Crystal structures of sulfotransferases include the human TPST1 in complex with adenosine 3′–5′ diphosphate (PAP) and two different substrate peptides (PDB codes 5WRI and 5WRJ); and structures of chicken HS2ST (PDB code 4NDZ) or zebrafish 6-O-sulfotransferase (6-OST) (PDB codes: 5T03, 5T05 and 5T0A) in complex with PAP and oligosaccharides [8,11,12]. The catalytic domain of sulfotransferases is unrelated to that of protein kinases, and moreover, the way in which the substrates are held are different. Protein kinases have a deep cleft into which ATP binds and the protein substrate binds to the surface proximal to this cleft; ATP is held in an orientation that buries the adenine base. In contrast, the active site of sulfotransferase comprises a tunnel with the binding sites for PAPS and peptide/glycan substrate is at either end; PAPS binds to the active site of sulfotransferases in an orientation that exposes the adenine base to solvent. The availability of these structures enables the binding sites of inhibitors to be predicted using computational approaches. Whereas the kinase inhibitors compete with ATP binding to RAF, docking analysis carried out by Byrne et al. suggests that these compounds do not have an equivalent mode of action in sulfotransferases: they do not simply compete with the substrate molecule PAPS. Instead, some of the compounds are predicted to bind across the peptide/glycan and PAPS-binding sites. Intriguingly, rotterlin is predicted to dock to the PAPS-binding site of HS2ST and the peptide-binding site of TPST1.

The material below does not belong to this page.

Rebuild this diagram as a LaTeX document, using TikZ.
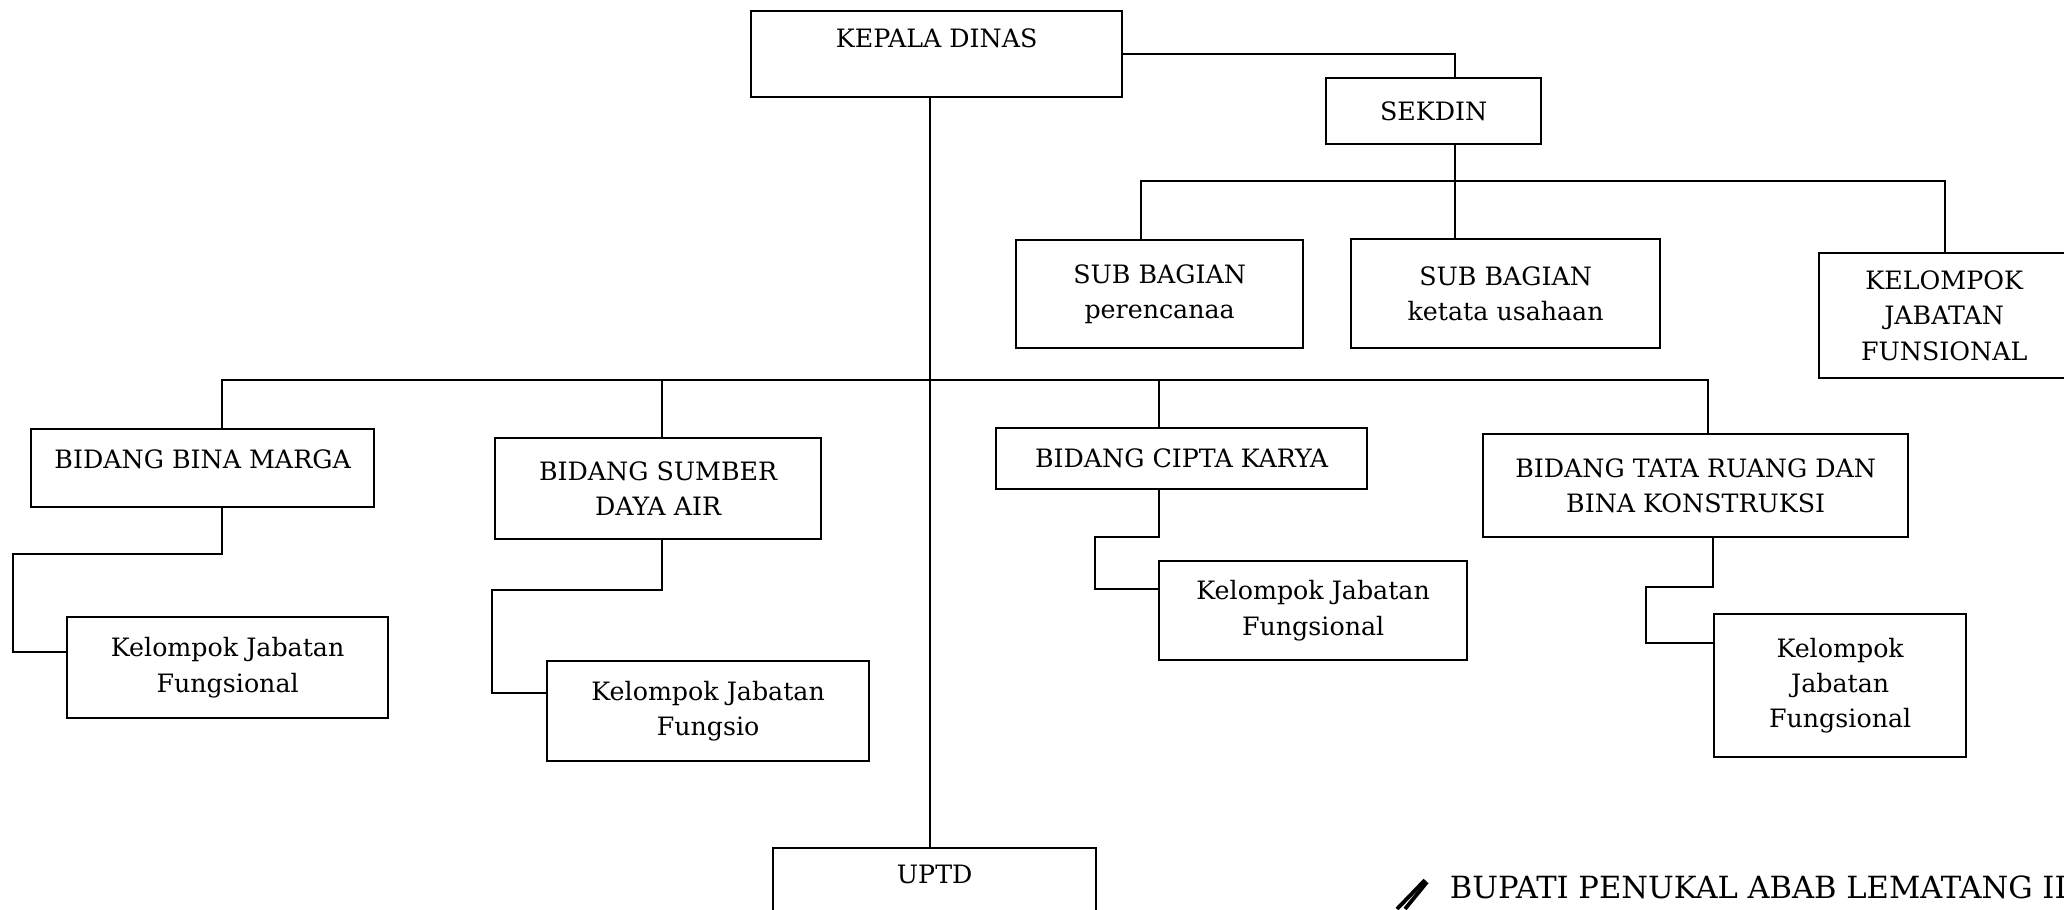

These recent studies have identified several compounds that are potentially useful for studying sulfotransferases, with the caution that they are not selective and they also inhibit kinases. Because the size and shape of the active sites are different from protein kinases, it should be possible to develop more specific and selective chemical inhibitors of sulfotransferases. Robust assays such as DSF and MSA will facilitate the determination of structure–activity relationships of inhibitors. The hit compounds from the PKIS library could be used as starting points for further chemistry, although crystal structures of the sulfotransferases in complex with the inhibitors would be helpful in confirming the predicted binding modes and guiding further chemistry. In addition, the approaches that Byrne et al. have developed could be used to screen further libraries of compounds. This need not be restricted to kinase inhibitors, and in silico approaches may help to narrow down the search for new hit matter. Screening simple, low molecular mass compounds (<300 Da) called ‘fragments’ using biophysical methods such as NMR spectroscopy might also be considered because this is an efficient way to scan a diverse set of molecules, with library sizes typically of 1000–2000, and can identify ‘hot-spots’ within the active site . From these weakly binding fragments, potent inhibitors can be developed, such as the clinically approved BRAF inhibitor vemurafenib. With the right combination of approaches, and perhaps a little luck, it seems likely that a toolkit of inhibitors to probe the biological functions of sulfotransferanses is just around the corner.
The Authors declare that there are no competing interests associated with the manuscript.